A High-Frequency Uncertainty Principle for the Fourier-Bessel Transform
Benjamin Jaye, Rahul Sethi
TL;DR
The paper establishes an $R$-independent Paneah–Logvinenko–Sereda type inequality for the Fourier–Bessel transform: if $E\subset\mathbb{R}^+$ is $\mu_\alpha$-relatively dense and a function $f$ has $\operatorname{supp}\mathcal{F}_\alpha(f)\subset [R,R+1]$, then $\|f\|_{L^2_\alpha} \le C\|f\|_{L^2_\alpha(E)}$ with a constant $C$ independent of $R$ for large $R$. This improves previous $R$-dependent bounds and is achieved by combining the Bessel function asymptotics with Kovrizhkin’s multi-interval uncertainty principle, translating the problem into an oscillatory integral bound controlled by the density of $E$. The result has a direct application to decay rates of radial solutions to the damped wave equation, showing exponential or polynomial decay under radial GCC-type density assumptions.
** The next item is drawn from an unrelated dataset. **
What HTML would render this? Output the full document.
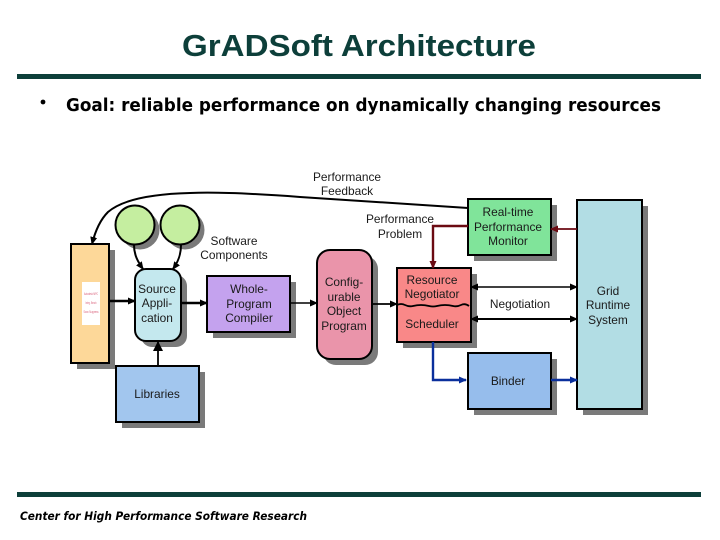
<!DOCTYPE html>
<html><head><meta charset="utf-8"><style>html,body{margin:0;padding:0;background:#fff}svg{display:block}
text{font-family:"Liberation Sans",sans-serif;font-size:11.9px;fill:#1a1a1a;text-anchor:middle}</style></head>
<body>
<svg width="720" height="540" viewBox="0 0 720 540" xmlns="http://www.w3.org/2000/svg">
<defs>
<marker id="a" markerWidth="8" markerHeight="8" refX="7" refY="4" orient="auto-start-reverse" markerUnits="userSpaceOnUse"><path d="M0 0.5L8 4L0 7.5Z" fill="#000"/></marker>
<marker id="b" markerWidth="8" markerHeight="8" refX="7" refY="4" orient="auto-start-reverse" markerUnits="userSpaceOnUse"><path d="M0 0.5L8 4L0 7.5Z" fill="#0a2f9c"/></marker>
<marker id="r" markerWidth="8" markerHeight="8" refX="7" refY="4" orient="auto-start-reverse" markerUnits="userSpaceOnUse"><path d="M0 0.5L8 4L0 7.5Z" fill="#6b0a12"/></marker>
<marker id="big" markerWidth="10" markerHeight="12" refX="9" refY="5" orient="auto" markerUnits="userSpaceOnUse"><path d="M0 0L10 5L0 10Z" fill="#000"/></marker>
</defs>
<rect width="720" height="540" fill="#fff"/>
<text x="359" y="56" style="font-size:31px;font-weight:bold;fill:#0d3f3a" textLength="354" lengthAdjust="spacingAndGlyphs">GrADSoft Architecture</text>
<rect x="17" y="74" width="684" height="5" fill="#0d3f3a"/>
<rect x="17" y="492" width="684" height="5" fill="#0d3f3a"/>
<circle cx="43" cy="102" r="2.4" fill="#000"/>
<text x="66" y="111" style="font-family:'DejaVu Sans',sans-serif;font-size:18px;font-weight:bold;text-anchor:start;fill:#000" textLength="595" lengthAdjust="spacingAndGlyphs">Goal: reliable performance on dynamically changing resources</text>
<text x="20" y="520" style="font-family:'DejaVu Sans',sans-serif;font-size:11.5px;font-style:italic;font-weight:bold;text-anchor:start;fill:#000" textLength="287" lengthAdjust="spacingAndGlyphs">Center for High Performance Software Research</text>

<!-- shadows -->
<g fill="#7a7a7a">
<rect x="77" y="250" width="38" height="119"/>
<circle cx="140" cy="230" r="19.5"/>
<circle cx="185" cy="230" r="19.5"/>
<rect x="141" y="275" width="46" height="72" rx="11"/>
<rect x="213" y="282" width="83" height="56"/>
<rect x="122" y="372" width="83" height="56"/>
<rect x="323" y="256" width="55" height="109" rx="13"/>
<rect x="403" y="274" width="74" height="74"/>
<rect x="474" y="205" width="83" height="56"/>
<rect x="474" y="359" width="83" height="56"/>
<rect x="583" y="206" width="65" height="209"/>
</g>

<!-- shapes -->
<g stroke="#000" stroke-width="2">
<rect x="71" y="244" width="38" height="119" fill="#fdd899"/>
<circle cx="135" cy="225" r="19.5" fill="#c5eea0"/>
<circle cx="180" cy="225" r="19.5" fill="#c5eea0"/>
<rect x="135" y="269" width="46" height="72" rx="11" fill="#c4e8ee"/>
<rect x="207" y="276" width="83" height="56" fill="#c4a2ee"/>
<rect x="116" y="366" width="83" height="56" fill="#a2c6ee"/>
<rect x="317" y="250" width="55" height="109" rx="13" fill="#ea94aa"/>
<rect x="397" y="268" width="74" height="74" fill="#f98888"/>
<rect x="468" y="199" width="83" height="56" fill="#80e49a"/>
<rect x="468" y="353" width="83" height="56" fill="#96bdec"/>
<rect x="577" y="200" width="65" height="209" fill="#b2dde4"/>
</g>
<rect x="82" y="282" width="18" height="43" fill="#fff"/>
<text x="91" y="295" style="font-size:4px;fill:#d9607a" textLength="14" lengthAdjust="spacingAndGlyphs">Autodesk MPC</text>
<text x="91" y="304" style="font-size:4px;fill:#d9607a" textLength="11" lengthAdjust="spacingAndGlyphs">Integ. Bench</text>
<text x="91" y="313" style="font-size:4px;fill:#d9607a" textLength="15" lengthAdjust="spacingAndGlyphs">Scan Suppress</text>

<!-- connectors -->
<g fill="none" stroke="#000">
<path d="M468 208L300 197C260 194 215 192 190 193C150 194 122 200 108 212C100 220 95 232 92 244" stroke-width="2" marker-end="url(#a)"/>
<path d="M134 245C134 255 138 262 143 269" stroke-width="2" marker-end="url(#a)"/>
<path d="M181 245C181 255 178 262 173 269" stroke-width="2" marker-end="url(#a)"/>
<path d="M109 301H135" stroke-width="2.4" marker-end="url(#a)"/>
<path d="M181 303H207" stroke-width="2.4" marker-end="url(#a)"/>
<path d="M158 366V342" stroke-width="1.8" marker-end="url(#big)"/>
<path d="M290 303H317" stroke-width="1.6" marker-end="url(#a)"/>
<path d="M372 304H397" stroke-width="1.8" marker-end="url(#a)"/>
<path d="M471 287H577" stroke-width="1.6" marker-start="url(#a)" marker-end="url(#a)"/>
<path d="M471 319H577" stroke-width="2" marker-start="url(#a)" marker-end="url(#a)"/>
<path d="M397 305q4 -2 8 0t8 1t8 -1t8 1t8 0t8 -1t8 1t8 -1t8 1" stroke-width="1.8"/>
</g>
<path d="M468 226H433V268" fill="none" stroke="#6b0a12" stroke-width="2.4" marker-end="url(#r)"/>
<path d="M577 229H551" fill="none" stroke="#6b0a12" stroke-width="1.8" marker-end="url(#r)"/>
<path d="M433 342V380H466" fill="none" stroke="#0a2f9c" stroke-width="2.4" marker-end="url(#b)"/>
<path d="M551 380H577" fill="none" stroke="#0a2f9c" stroke-width="2.6" marker-end="url(#b)"/>

<!-- labels -->
<text x="347" y="181">Performance</text><text x="347" y="195">Feedback</text>
<text x="400" y="223">Performance</text><text x="400" y="238">Problem</text>
<text x="234" y="245">Software</text><text x="234" y="259">Components</text>
<text x="157" y="293">Source</text><text x="157" y="307">Appli-</text><text x="157" y="322">cation</text>
<text x="249" y="293">Whole-</text><text x="249" y="308">Program</text><text x="249" y="322">Compiler</text>
<text x="157" y="398">Libraries</text>
<text x="344" y="286">Config-</text><text x="344" y="301">urable</text><text x="344" y="315">Object</text><text x="344" y="330">Program</text>
<text x="432" y="284">Resource</text><text x="432" y="298">Negotiator</text><text x="432" y="328">Scheduler</text>
<text x="508" y="216">Real-time</text><text x="508" y="231">Performance</text><text x="508" y="245">Monitor</text>
<text x="520" y="308">Negotiation</text>
<text x="508" y="385">Binder</text>
<text x="608" y="295">Grid</text><text x="608" y="309">Runtime</text><text x="608" y="324">System</text>
</svg>
</body></html>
The authors also extend the approach to finite unions of unit intervals when $\alpha-\tfrac12\in\mathbb{N}$ and to radial functions with spherical harmonics, broadening the applicability to higher-dimensional radial problems and angular modes.
Abstract
Motivated by problems in control theory concerning decay rates for the damped wave equation $$w_{tt}(x,t) + γ(x) w_t(x,t) + (-Δ+ 1)^{s/2} w(x,t) = 0,$$ we consider an analogue of the classical Paneah-Logvinenko-Sereda theorem for the Fourier Bessel transform. In particular, if $E \subset \mathbb{R}^+$ is $μ_α$-relatively dense (where $dμ_α(x) \approx x^{2α+1}\, dx$) for $α> -1/2$, and $\operatorname{supp} \mathcal{F}_α(f) \subset [R,R+1]$, then we show $$\|f\|_{L^2_α(\mathbb{R}^+)} \lesssim \|f\|_{L^2_α(E)},$$ for all $f\in L^2_α(\mathbb{R}^+)$, where the constants in $\lesssim$ do not depend on $R > 0$. Previous results on PLS theorems for the Fourier-Bessel transform by Ghobber and Jaming (2012) provide bounds that depend on $R$. In contrast, our techniques yield bounds that are independent of $R$, offering a new perspective on such results. This result is applied to derive decay rates of radial solutions of the damped wave equation.